Our first workshop session was this past week; two days spent learning about digital photography.
Of course, Frank and I both already have digital cameras, but neither of us use them to their full capacity. We spent two days on campus in Morgantown, Thursday evening and nearly all day Friday, learning about digital cameras, photo composition and lighting, photo cataloging and indexing, and photo editing.
This is just the first of many workshops to come.
Visiting Morgantown and WVU campus was an experience. I haven’t been to Morgantown in more than 20 years, and I haven’t been to a metropolitan city in — years.
Traffic was intimidating. It too an hour and twenty minutes to travel 3 miles from the hotel to campus and find a parking space. If I had not had Frank with me, I never would have made it.
Seem lame? Well, there were three other participants who never did make it there on Thursday evening. One never made it on campus, and two others made it to campus, but never found the right building.
I was taken aback by several things.
First, to a lady who is used to parking meters that don’t take quarters, I thought 75 cents per hour for a parking meter was a little stiff. Luckily, we found a meter that didn’t work right, and got more than three hours for $1.50.
I was also a bit surprised at today’s campus fashion. I didn’t know that mini skirts had gotten so “mini.” Now, I’m no prude but, if you sit down and your entire back side comes in contact with the classroom chair — I believe your skirt is too short.

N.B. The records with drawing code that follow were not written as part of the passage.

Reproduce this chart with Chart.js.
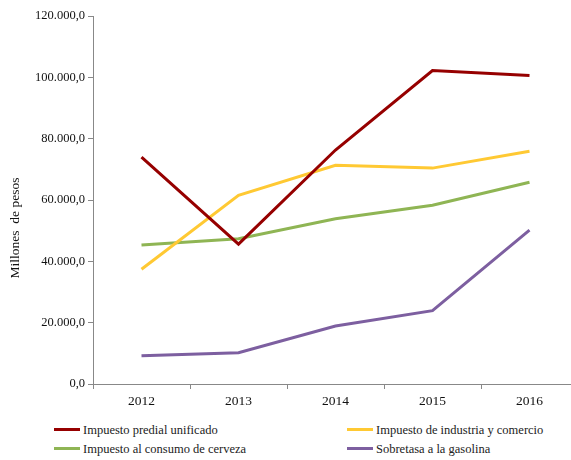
<!DOCTYPE html>
<html>
<head>
<meta charset="utf-8">
<script src="https://cdn.jsdelivr.net/npm/chart.js@4/dist/chart.umd.min.js"></script>
<style>
    html, body { margin: 0; padding: 0; background: #fff; overflow: hidden; }
    body { width: 571px; height: 460px; position: relative; }
    #wrap { position: absolute; left: 0; top: 0; width: 578px; height: 420px; }
    .legend { position: absolute; font-family: "Times New Roman", Times, "Liberation Serif", serif; font-size: 12.5px; color: #222; }
    .legend .item { position: absolute; white-space: nowrap; height: 16px; line-height: 16px; }
    .legend .swatch { position: absolute; left: 0; top: 6px; width: 26px; height: 3px; }
    .legend .label { position: absolute; left: 29px; top: 0; }
</style>
</head>
<body>
<div id="wrap"><canvas id="chart"></canvas></div>
<div class="legend" id="legend"></div>
<script>
// Data
const years = ['2012', '2013', '2014', '2015', '2016'];
const seriesNames = [
    'Impuesto predial unificado',
    'Impuesto de industria y comercio',
    'Impuesto al consumo de cerveza',
    'Sobretasa a la gasolina'
];
const predial = [74000, 45600, 76300, 102200, 100600];
const industria = [37400, 61500, 71300, 70400, 75900];
const cerveza = [45300, 47400, 53900, 58300, 65800];
const gasolina = [9200, 10200, 18900, 23900, 50200];
const colors = ['#960000', '#FFC933', '#8FB554', '#7D5FA0'];

const yTitle = 'Millones  de pesos';
const axisColor = '#888888';
const font = '"Times New Roman", Times, "Liberation Serif", serif';

function formatNum(v) {
    const parts = Math.round(v).toString().replace(/\B(?=(\d{3})+(?!\d))/g, '.');
    return parts + ',0';
}

// y axis title, placed where the reference has it
const yTitlePlugin = {
    id: 'yTitle',
    afterDraw(chart) {
        const ctx = chart.ctx;
        ctx.save();
        ctx.translate(15, 228);
        ctx.rotate(-Math.PI / 2);
        ctx.font = '13.5px ' + font;
        ctx.fillStyle = '#111';
        ctx.textAlign = 'center';
        ctx.textBaseline = 'middle';
        ctx.fillText(yTitle, 0, 0);
        ctx.restore();
    }
};

const allData = [predial, industria, cerveza, gasolina];

new Chart(document.getElementById('chart'), {
    type: 'line',
    data: {
        labels: years,
        datasets: allData.map((d, i) => ({
            label: seriesNames[i],
            data: d,
            borderColor: colors[i],
            backgroundColor: colors[i],
            borderWidth: 3,
            pointRadius: 0,
            tension: 0
        }))
    },
    options: {
        responsive: true,
        maintainAspectRatio: false,
        animation: false,
        layout: { padding: { top: 16, left: 0, right: 0, bottom: 0 } },
        plugins: {
            legend: { display: false },
            tooltip: { enabled: false }
        },
        scales: {
            x: {
                offset: true,
                grid: { offset: true, drawOnChartArea: false, drawTicks: true, tickLength: 5, color: axisColor },
                border: { color: axisColor, width: 1 },
                ticks: { color: '#111', font: { family: font, size: 13.5 }, padding: 4, maxRotation: 0 },
                afterFit(scale) { scale.height = 36; }
            },
            y: {
                min: 0,
                max: 120000,
                grid: { drawOnChartArea: false, drawTicks: true, tickLength: 5, color: axisColor },
                border: { color: axisColor, width: 1 },
                ticks: {
                    stepSize: 20000,
                    color: '#111',
                    font: { family: font, size: 12.5 },
                    padding: 3,
                    callback: v => formatNum(v)
                },
                afterFit(scale) { scale.width = 93; }
            }
        }
    },
    plugins: [yTitlePlugin]
});

// Legend in two columns, as in the reference
const legend = document.getElementById('legend');
const legendPos = [[54, 422], [347, 422], [54, 441], [347, 441]];
seriesNames.forEach((name, i) => {
    const item = document.createElement('div');
    item.className = 'item';
    item.style.left = legendPos[i][0] + 'px';
    item.style.top = legendPos[i][1] + 'px';
    item.innerHTML = '<span class="swatch" style="background:' + colors[i] + '"></span><span class="label"></span>';
    item.querySelector('.label').textContent = name;
    legend.appendChild(item);
});
</script>
</body>
</html>
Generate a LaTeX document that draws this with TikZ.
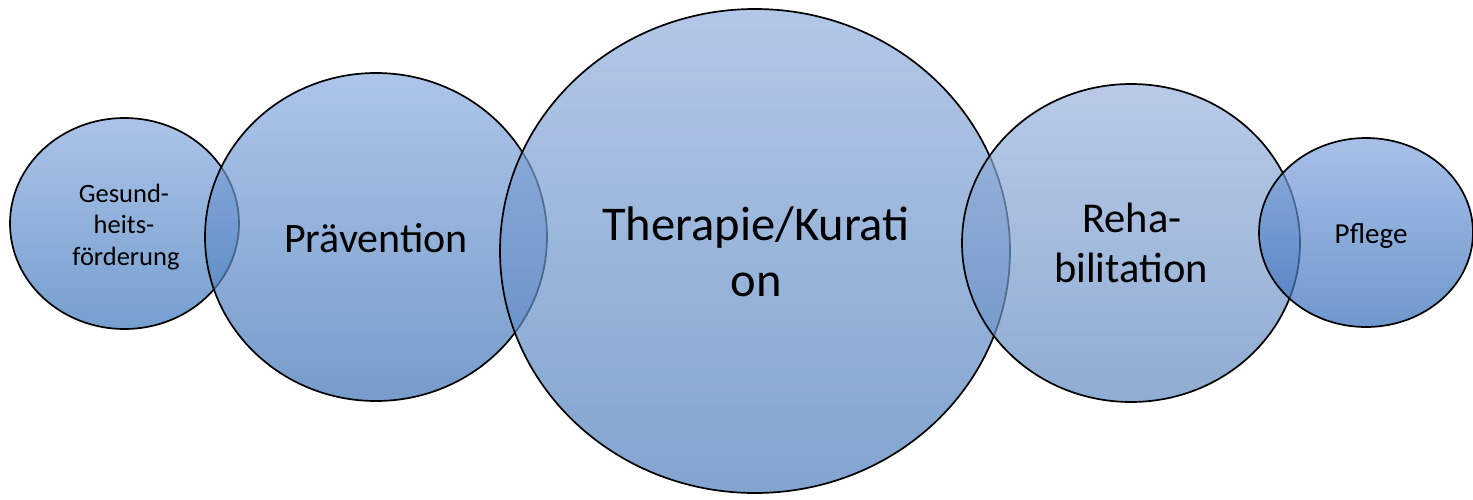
\documentclass[tikz,border=0pt]{standalone}
\usepackage{fontspec}
\setmainfont{Carlito}
\usetikzlibrary{shapes.geometric}

% fill colours of the five stages (top / bottom of each gradient)
\definecolor{gA}{RGB}{136,170,222}\definecolor{gAb}{RGB}{58,117,186}
\definecolor{gB}{RGB}{138,172,224}\definecolor{gBb}{RGB}{60,114,180}
\definecolor{gC}{RGB}{147,176,222}\definecolor{gCb}{RGB}{76,125,186}
\definecolor{gD}{RGB}{154,179,222}\definecolor{gDb}{RGB}{95,137,190}
\definecolor{gE}{RGB}{130,165,222}\definecolor{gEb}{RGB}{50,108,184}

\tikzset{
  stage/.style={ellipse, inner sep=0pt, draw=black, line width=1.7pt,
    fill opacity=0.7, draw opacity=1},
  lbl/.style={anchor=base, inner sep=0pt, text=black},
}

\begin{document}
\begin{tikzpicture}[x=1pt, y=-1pt]
  \useasboundingbox (0,0) rectangle (1473,499);
  \clip (0,0) rectangle (1473,499);

  % overlapping stage ellipses, drawn left to right
  \node[stage, top color=gA, bottom color=gAb, minimum width=229pt, minimum height=211pt] (ges) at (124.5,223.5) {};
  \node[stage, top color=gB, bottom color=gBb, minimum width=342pt, minimum height=328pt] (prae) at (376,237) {};
  \node[stage, top color=gC, bottom color=gCb, minimum width=510pt, minimum height=484pt] (ther) at (755,251) {};
  \node[stage, top color=gD, bottom color=gDb, minimum width=338pt, minimum height=318pt] (reha) at (1131,243) {};
  \node[stage, top color=gE, bottom color=gEb, minimum width=214pt, minimum height=189pt] (pfl) at (1366,232.5) {};

  % labels
  \begin{scope}[every node/.append style={lbl}]
    \node[font=\fontsize{26.5}{30}\selectfont] (ges1) at (124,202) {Gesund-};
    \node[font=\fontsize{26.5}{30}\selectfont] (ges2) at (124,233) {heits-};
    \node[font=\fontsize{26.5}{30}\selectfont] (ges3) at (126,265) {förderung};
    \node[font=\fontsize{42}{48}\selectfont] (praeT) at (376,252) {Prävention};
    \node[font=\fontsize{48.5}{56}\selectfont] (ther1) at (756,240) {Therapie/Kurati};
    \node[font=\fontsize{48.5}{56}\selectfont] (ther2) at (756,296) {on};
    \node[font=\fontsize{42.5}{48}\selectfont] (reha1) at (1132,232) {Reha-};
    \node[font=\fontsize{42.5}{48}\selectfont] (reha2) at (1131,282) {bilitation};
    \node[font=\fontsize{29}{32}\selectfont] (pflT) at (1371,243) {Pflege};
  \end{scope}
\end{tikzpicture}
\end{document}
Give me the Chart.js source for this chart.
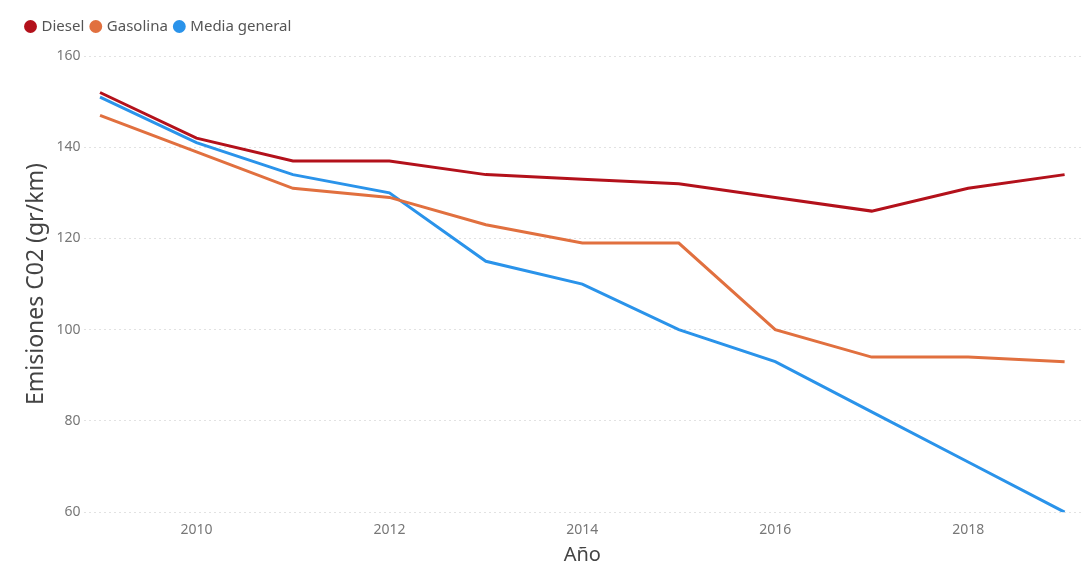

The other thing I found interesting is how every, and I mean EVERY student walked around with a cell phone or ipod ear plugs in their ears. When lost on campus, we considered asking one of the many students walking around for directions. There weren’t any that weren’t ear plugged or in the middle of some phone conversation.
City life is very different from country life. I didn’t realize it had changed so much since I left the city. For one, I’m rather accustomed to greeting the people I pass on the sidewalk. I at least make eye contact and smile, and was prepared to do so as I walked around campus. But, whenever a student came near, they immediately avoided eye contact.
Inside the classroom however, and inside the buildings, folks became friendlier. If greeted, they responded. If you smiled, they smiled back.
All those involved with the WVUncovered program were very friendly. They were genuinely happy to have us there. We felt extremely welcome in the School of Journalism, and look forward to visiting again.